# 📘 Probability and Information Theory — Knowledge Points and Exercises

Use this chapter to review core probability tools that appear throughout modern deep learning. Concepts are paired with exercises so you can implement the ideas in code.


## 1. Probability Basics

- Random variables: discrete vs. continuous
- Probability distributions:
  - Probability Mass Function (PMF)
  - Probability Density Function (PDF)
- Key rules:
  - Joint probability $P(X, Y)$
  - Marginal probability $P(X)$
  - Conditional probability $P(X\mid Y)$
  - Independence and conditional independence


## 2. Common Distributions

- **Bernoulli**: binary outcomes
- **Binomial**: number of successes in fixed trials
- **Multinomial**: multi-class outcomes
- **Gaussian (Normal)**: continuous, bell-shaped
- **Poisson** and **Exponential**: rare events, waiting times


## 3. Expectation and Variance

- **Expectation** (mean): average value of a random variable  
  $\displaystyle \mathbb{E}[X] = \sum_x x P(x)$ (discrete),  
  $\displaystyle \mathbb{E}[X] = \int x p(x)\,dx$ (continuous)
- **Variance**: measure of spread around the mean  
  $\displaystyle \text{Var}(X) = \mathbb{E}[(X - \mathbb{E}[X])^2]$
- **Covariance and correlation**: measure linear relationships between two variables

## 4. Bayes' Theorem

$\displaystyle P(A\mid B) = \frac{P(B\mid A)P(A)}{P(B)}$

- Updates belief about event $A$ given evidence $B$
- Foundation of Bayesian inference


## 5. Information Theory

- Information content: $I(x) = -\log P(x)$
- Entropy: $H(X) = -\sum_x P(x)\log P(x)$
- Conditional entropy: $H(X\mid Y)$
- Cross-entropy: $H(P, Q) = -\sum_x P(x)\log Q(x)$
- KL divergence: $D_{KL}(P\Vert Q) = \sum_x P(x) \log \frac{P(x)}{Q(x)}$


## 6. Applications in Machine Learning

- Maximum Likelihood Estimation (MLE)
- Bayesian inference
- Loss functions based on information theory:
  - Cross-entropy loss
  - KL divergence (e.g., in variational inference)
- Probabilistic modeling of uncertainty


---

# Exercises


## Exercise 1: Probability Basics
A fair coin is flipped twice.
1. List the sample space.
2. Compute $P(\text{at least one head})$.
3. Compute $P(\text{first flip is tail} \mid \text{total heads} = 1)$.


In [None]:
# TODO: implement Exercise 1 calculations
print("The sample space is:HH HT TH TT ")
print("P(at least one head):",1-0.25)
print("P(first flip is tail | total heads = 1):",0.5)
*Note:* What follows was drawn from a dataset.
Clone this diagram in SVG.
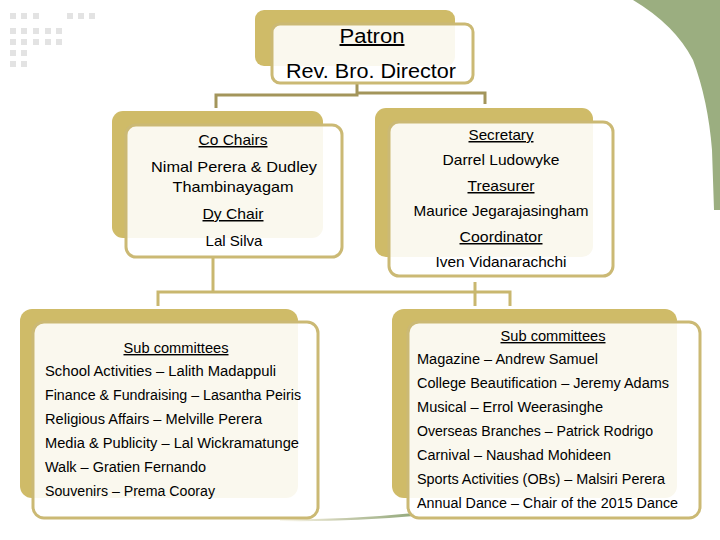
<svg xmlns="http://www.w3.org/2000/svg" width="720" height="540" viewBox="0 0 720 540">
<defs>
<style>
.shadow{fill:#cfbb68}
.card{fill:#ffffff;fill-opacity:0.89;stroke:#cbb974;stroke-width:3}
.t{font-family:"Liberation Sans",Arial,sans-serif;fill:#000}
.c{text-anchor:middle}
.u{text-decoration:underline}
.dot{fill:#e3e3e3}
.up{fill:none;stroke:#a3955b;stroke-width:3}
.lo{fill:none;stroke:#c9b76f;stroke-width:3}
</style>
<linearGradient id="stripe" x1="0" y1="0" x2="1" y2="0">
<stop offset="0" stop-color="#e0d9b0" stop-opacity="0.2"/>
<stop offset="0.45" stop-color="#c9cdb0"/>
<stop offset="1" stop-color="#93a97c"/>
</linearGradient>
</defs>
<rect width="720" height="540" fill="#ffffff"/>
<path d="M633,0 Q675,25 693,60 Q708,100 712,150 L714,210 L720,210 L720,0 Z" fill="#9bae80"/>
<g id="dots">
<rect class="dot" x="10" y="13" width="6" height="6"/><rect class="dot" x="21" y="13" width="6" height="6"/><rect class="dot" x="33" y="13" width="6" height="6"/>
<rect class="dot" x="67" y="13" width="6" height="6"/><rect class="dot" x="78" y="13" width="6" height="6"/><rect class="dot" x="89" y="13" width="6" height="6"/>
<rect class="dot" x="10" y="28" width="6" height="6"/><rect class="dot" x="21" y="28" width="6" height="6"/><rect class="dot" x="33" y="28" width="6" height="6"/><rect class="dot" x="45" y="28" width="6" height="6"/><rect class="dot" x="56" y="28" width="6" height="6"/>
<rect class="dot" x="10" y="39" width="6" height="6"/><rect class="dot" x="21" y="39" width="6" height="6"/><rect class="dot" x="33" y="39" width="6" height="6"/><rect class="dot" x="45" y="39" width="6" height="6"/><rect class="dot" x="56" y="39" width="6" height="6"/>
<rect class="dot" x="10" y="50" width="6" height="6"/><rect class="dot" x="21" y="50" width="6" height="6"/>
<rect class="dot" x="10" y="61" width="6" height="6"/><rect class="dot" x="21" y="61" width="6" height="6"/>
</g>
<path d="M280,519.5 Q350,519.5 414,513 L414,516 Q350,522 280,521 Z" fill="url(#stripe)"/>
<g id="connectors">
<path class="up" d="M357,84 V95 H216 V108"/>
<path class="up" d="M357,93 H485 V104"/>
<path class="lo" d="M213,258 V292"/>
<path class="lo" d="M158,306 V292 H510 V306"/>
<path class="lo" d="M475,282 V306"/>
</g>
<g id="patron">
<rect class="shadow" x="255" y="10" width="200" height="56" rx="9"/>
<rect class="card" x="272" y="24" width="201" height="59" rx="8"/>
<text class="t c u" x="372" y="43" font-size="20" textLength="65" lengthAdjust="spacingAndGlyphs">Patron</text>
<text class="t c" x="371" y="78" font-size="20" textLength="170" lengthAdjust="spacingAndGlyphs">Rev. Bro. Director</text>
</g>
<g id="cochairs">
<rect class="shadow" x="112" y="111" width="211" height="127" rx="11"/>
<rect class="card" x="126" y="125" width="216" height="132" rx="10"/>
<text class="t c u" x="233" y="145" font-size="15" textLength="69" lengthAdjust="spacingAndGlyphs">Co Chairs</text>
<text class="t c" x="234" y="172" font-size="15" textLength="166" lengthAdjust="spacingAndGlyphs">Nimal Perera &amp; Dudley</text>
<text class="t c" x="233" y="192" font-size="15" textLength="121" lengthAdjust="spacingAndGlyphs">Thambinayagam</text>
<text class="t c u" x="233" y="219" font-size="15" textLength="61" lengthAdjust="spacingAndGlyphs">Dy Chair</text>
<text class="t c" x="234" y="246" font-size="15" textLength="57" lengthAdjust="spacingAndGlyphs">Lal Silva</text>
</g>
<g id="officers">
<rect class="shadow" x="375" y="108" width="218" height="149" rx="11"/>
<rect class="card" x="389" y="122" width="224" height="154" rx="10"/>
<text class="t c u" x="501" y="140" font-size="15" textLength="65" lengthAdjust="spacingAndGlyphs">Secretary</text>
<text class="t c" x="501" y="165" font-size="15" textLength="117" lengthAdjust="spacingAndGlyphs">Darrel Ludowyke</text>
<text class="t c u" x="501" y="191" font-size="15" textLength="67" lengthAdjust="spacingAndGlyphs">Treasurer</text>
<text class="t c" x="501" y="216" font-size="15" textLength="175" lengthAdjust="spacingAndGlyphs">Maurice Jegarajasingham</text>
<text class="t c u" x="501" y="242" font-size="15" textLength="83" lengthAdjust="spacingAndGlyphs">Coordinator</text>
<text class="t c" x="501" y="267" font-size="15" textLength="131" lengthAdjust="spacingAndGlyphs">Iven Vidanarachchi</text>
</g>
<g id="subcommittees-left">
<rect class="shadow" x="20" y="309" width="278" height="189" rx="12"/>
<rect class="card" x="33" y="322" width="285" height="196" rx="11"/>
<text class="t c u" x="176" y="353" font-size="14" textLength="105" lengthAdjust="spacingAndGlyphs">Sub committees</text>
<text class="t" x="45" y="376" font-size="14" textLength="231" lengthAdjust="spacingAndGlyphs">School Activities – Lalith Madappuli</text>
<text class="t" x="45" y="400" font-size="14" textLength="256" lengthAdjust="spacingAndGlyphs">Finance &amp; Fundraising – Lasantha Peiris</text>
<text class="t" x="45" y="424" font-size="14" textLength="217" lengthAdjust="spacingAndGlyphs">Religious Affairs – Melville Perera</text>
<text class="t" x="45" y="448" font-size="14" textLength="254" lengthAdjust="spacingAndGlyphs">Media &amp; Publicity – Lal Wickramatunge</text>
<text class="t" x="45" y="472" font-size="14" textLength="161" lengthAdjust="spacingAndGlyphs">Walk – Gratien Fernando</text>
<text class="t" x="45" y="496" font-size="14" textLength="170" lengthAdjust="spacingAndGlyphs">Souvenirs – Prema Cooray</text>
</g>
<g id="subcommittees-right">
<rect class="shadow" x="392" y="309" width="285" height="189" rx="12"/>
<rect class="card" x="408" y="322" width="292" height="196" rx="11"/>
<text class="t c u" x="553" y="341" font-size="14" textLength="105" lengthAdjust="spacingAndGlyphs">Sub committees</text>
<text class="t" x="417" y="364" font-size="14" textLength="181" lengthAdjust="spacingAndGlyphs">Magazine – Andrew Samuel</text>
<text class="t" x="417" y="388" font-size="14" textLength="252" lengthAdjust="spacingAndGlyphs">College Beautification – Jeremy Adams</text>
<text class="t" x="417" y="412" font-size="14" textLength="186" lengthAdjust="spacingAndGlyphs">Musical – Errol Weerasinghe</text>
<text class="t" x="417" y="436" font-size="14" textLength="236" lengthAdjust="spacingAndGlyphs">Overseas Branches – Patrick Rodrigo</text>
<text class="t" x="417" y="460" font-size="14" textLength="194" lengthAdjust="spacingAndGlyphs">Carnival – Naushad Mohideen</text>
<text class="t" x="417" y="484" font-size="14" textLength="248" lengthAdjust="spacingAndGlyphs">Sports Activities (OBs) – Malsiri Perera</text>
<text class="t" x="417" y="508" font-size="14" textLength="261" lengthAdjust="spacingAndGlyphs">Annual Dance – Chair of the 2015 Dance</text>
</g>
</svg>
## Exercise 2: Gaussian Distribution
Let $X \sim \mathcal{N}(0, 1)$.
1. What is $P(X \leq 0)$?
2. Compute the expectation $\mathbb{E}[X]$.
3. Compute the variance $Var(X)$.


In [None]:
# TODO: implement Exercise 2 calculations


## Exercise 3: Bayes' Theorem
A disease affects 1% of a population.
- Test sensitivity: 99%
- False positive rate: 5%

If a patient tests positive:
1. Compute $P(\text{disease} \mid \text{positive})$.
2. Interpret the result.


In [None]:
# TODO: implement Exercise 3 calculations


## Exercise 4: Entropy
A random variable $X$ has distribution: $P(X=0)=0.25$, $P(X=1)=0.25$, $P(X=2)=0.5$.
1. Compute entropy $H(X)$.
2. Which outcome contributes most to entropy?


In [None]:
# TODO: implement Exercise 4 calculations


## Exercise 5: Cross-Entropy and KL Divergence
True distribution $P = (0.7, 0.3)$.
Predicted distribution $Q = (0.6, 0.4)$.
1. Compute cross-entropy $H(P, Q)$.
2. Compute KL divergence $D_{KL}(P\Vert Q)$.


In [None]:
# TODO: implement Exercise 5 calculations